Support Tall Varieties
Supporting tall varieties of sunflowers is important to prevent the plants from toppling over in windy or wet conditions. Here are some tips for supporting tall sunflowers:
- Install stakes: Install stakes around the sunflowers when small to avoid damaging the roots later. The stakes should be at least 6 feet tall, and you should drive them into the ground at least 2 feet deep.
- Tie the sunflowers to the stakes: As they grow, tie them to them using soft ties or twine. Tie the plants loosely, allowing some movement but preventing them from being blown over.

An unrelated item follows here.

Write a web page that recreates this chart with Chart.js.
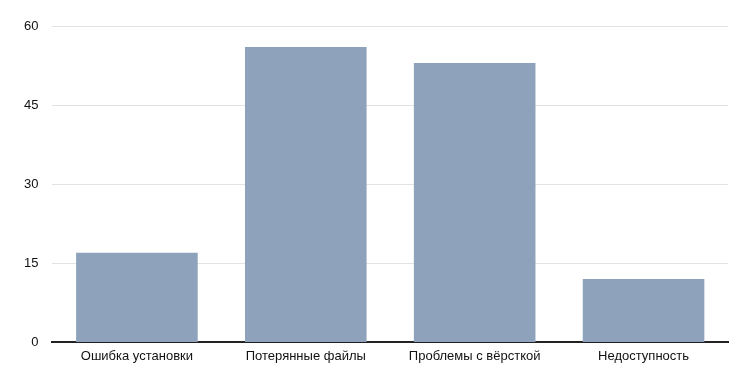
<!DOCTYPE html>
<html>
<head>
<meta charset="utf-8">
<script src="https://cdn.jsdelivr.net/npm/chart.js@4/dist/chart.umd.min.js"></script>
<style>
html,body{margin:0;padding:0;background:#fff;}
#wrap{width:740px;height:376px;position:relative;}
</style>
</head>
<body>
<div id="wrap"><canvas id="c"></canvas></div>
<script>
const categories = ["Ошибка установки", "Потерянные файлы", "Проблемы с вёрсткой", "Недоступность"];
const values = [17, 56, 53, 12];
const yTicks = [0, 15, 30, 45, 60];

new Chart(document.getElementById('c'), {
  type: 'bar',
  data: {
    labels: categories,
    datasets: [{
      data: values,
      backgroundColor: 'rgb(142,163,187)',
      borderWidth: 0,
      barPercentage: 0.9,
      categoryPercentage: 0.8
    }]
  },
  options: {
    responsive: true,
    maintainAspectRatio: false,
    animation: false,
    layout: { padding: { left: 10, right: 12, top: 26, bottom: 6 } },
    plugins: { legend: { display: false }, tooltip: { enabled: false } },
    scales: {
      x: {
        grid: { display: false, drawTicks: false },
        border: { display: true, color: '#222', width: 2 },
        ticks: { color: '#111', font: { family: 'Liberation Sans, Arial, sans-serif', size: 13 }, padding: 6 }
      },
      y: {
        min: 0, max: 60,
        afterBuildTicks: (s) => { s.ticks = yTicks.map(v => ({ value: v })); },
        grid: { color: '#e3e3e3', drawTicks: false, lineWidth: 1 },
        border: { display: false },
        ticks: { color: '#111', font: { family: 'Liberation Sans, Arial, sans-serif', size: 13 }, padding: 14 }
      }
    }
  }
});
</script>
</body>
</html>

- Use cages: You can also use cages to support the sunflowers. Place the cages around the plants when they are still small and tie the stems to the cages as they grow.
- Trim the plants: If your sunflowers become too tall or heavy, you can trim them back to help prevent them from toppling over. Use pruning shears to trim the plants back by a few inches at a time.
Factors That Affect Blooming of Sunflowers
- Temperature: Sunflowers need warm temperatures to grow and bloom. If the temperature is too low, the plants may not grow as quickly, and it may take longer for the flowers to bloom.
- Day length: Sunflowers are photoperiodic, which means they respond to the length of daylight. They need a certain amount of daylight to trigger blooming. Generally, sunflowers require at least 12 to 14 hours of daylight to bloom.
- Soil quality: Sunflowers need well-draining soil that is rich in nutrients. Poor soil quality can slow down growth and affect blooming.
- Watering: Sunflowers need regular watering to grow and bloom. Over-watering can cause root rot, while under-watering can lead to slow growth and reduced blooming.
- Sun exposure: Sunflowers need full sun exposure to thrive. Lack of sunlight can cause stunted growth and reduced blooming.
- Planting time: The timing of planting can also affect blooming. If sunflowers are planted too early or too late in the season, they may need more time to grow and bloom before the weather changes.